Romney hits Obama during upbeat return to Colorado
JEFFERSON COUNTY, Colo. — Making his first campaign appearance in Colorado in 52 days, Republican Mitt Romney blamed President Barack Obama for the nation’s slow economic recovery and said he would bring about more job growth as president.
“I think to understand how to create jobs, you need to understand business,” Romney told a crowd his campaign estimated to be about 7,000 people, gathered under the bright lights on an athletic field at D’Evelyn Junior and Senior High School.
“I do understand it, because I’ve lived it.”
Romney, who last visited Colorado for an Aug. 2 rally at the Jefferson County Fairgrounds, is scheduled to hold another rally in Pueblo on Monday before beginning a three-day bus tour in Iowa on Tuesday.
His running mate, Paul Ryan, will be campaigning in Fort Collins and Colorado Springs on Wednesday, the Romney campaign confirmed Sunday night.

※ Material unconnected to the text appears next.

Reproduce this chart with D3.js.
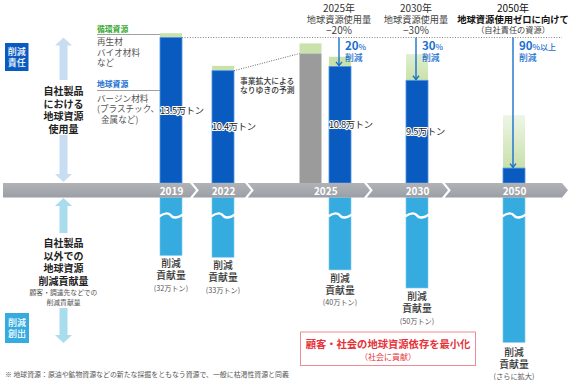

“These promises he (Obama) has made, we don’t have to guess what the results are going to be,” Romney said. “We’ve seen the results, we don’t like the results, that’s why that man needs to get out of that office and let someone get there who will take America in a different course.”
Just moments before Romney took the stage, Public Policy Polling released a new survey of Colorado voters showing Obama leading Romney 51-45 in the state, up three points since their last survey three weeks ago.
With Obama appearing to open up a small lead in Colorado, as he has in other swing states like Ohio and Virginia, Romney promised to help clarify the choice before voters as he increases his stumping schedule and when he returns to Denver for the first presidential debate on Oct. 3.
Speaking to reporters on his plane Sunday en route to Colorado, Romney blamed Obama for mischaracterizing his positions and forcing him to take time setting the record straight.
“He’s trying to fool people into thinking that I think things that I don’t,” Romney told reporters on his campaign charter plane. “And that ends at the debates.”
Romney, who’s pushing for an across-the-board tax cut of 20 percent, told reporters that he doesn’t want to cut taxes for the rich, only for the middle class.
“He says I was in favor of liquidating the automobile industry – nothing could be further from the truth. He says I’m in favor of lowering taxes on wealthy people. No I’m not,” Romney said, taking issue with Democratic campaign commercials. “He keeps running these things even though he knows they’re wrong and saying them in rallies even though he knows they’re wrong.”
Romney is desperately trying to get back on offense after being buried last week by a video of his own comments at a private fundraiser where he described the 47 percent of Americans who don’t pay taxes as “dependent on government” and unable to be convinced “to take responsibility for their own lives.”
In his speech here, Romney avoided any reference to his 47 percent gaffe, eschewing his new line, “I’m for 100 percent of America.”
Outlining his five-point plan to strengthen the economy and create 12 million jobs in his first term, Romney also ripped Obama for a weak foreign policy.
“‘Leading from behind,’ that’s just another word for being a follower,” Romney said.